By Sarah Bruning
October 23, 2018

One of the world’s biggest hotel chains is about to go small. Beginning in 2019, Hilton Hotels & Resorts will launch a series of urban micro-hotels under the new brand Motto by Hilton. With initial plans to open in New York, London, Dublin, Lima, and Dallas, among other cities, the new chain will prioritize affordability, efficiency, and flexibility.

The idea mainly stems from the growing popularity of boutique lifestyle hostels (think Freehand, CitizenM), which have been resonating with travelers thanks to their prime locations and ability to foster a community vibe — both among guests and in the context of the neighborhood at large. “You feel like you’re a part of something,” said Hilton vice president and global head of Motto Tripp McLaughlin. “At the same time, you’re only paying for the things you really care about.”

Motto hotels will have 175 rooms on average, with four different layouts available.

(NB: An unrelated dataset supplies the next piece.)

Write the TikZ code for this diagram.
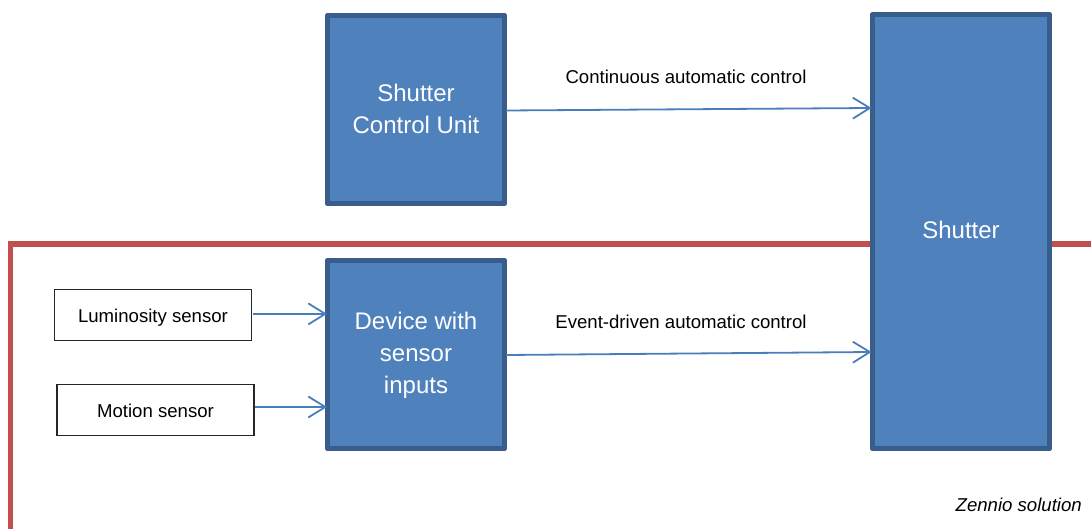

The standard format will be fairly traditional with a bed in the middle of one wall and a bathroom area with a sink, vanity, and shower, while a riff on that type will move the bed to the corner for a more open feel. The third integrates a Murphy bed, which allows for a couch and lounging area, and the fourth (dubbed a “bunky”) lofts a twin bed above the corner bed to accommodate three people. Given the locations in busy cities, rooms will incorporate features designed to promote a good night’s rest (sound-dampening materials in walls, blackout curtains), as well as amenity kits with sleep masks and essential oils.

Courtesy of Hilton

To give guests the option of booking multiple adjoining rooms — a particularly popular choice among groups of friends traveling together — about 30 percent of rooms in Motto hotels will be interconnected. Ultimately, Hilton aims to allow guests to divvy up payments and confirm the connected rooms during the booking process.

Courtesy of Hilton

The lobby area, dubbed Motto Commons, will function as a cafe during the day and serve food and drink from local purveyors. At night, the commons will become a bar. Other social spaces will draw inspiration from the neighborhood and city. “One might have a 200-seat whiskey lounge,” said McLaughlin. “Another might have a rooftop bar with a taco truck.”

A majority of the properties will have a fitness center, but in some cases, guests might be better served by the hotel partnering with local boutique fitness studios or a company that creates running trails. Pricing for hotels is to be announced, but McLaughlin said that it will be based on market rate for each city.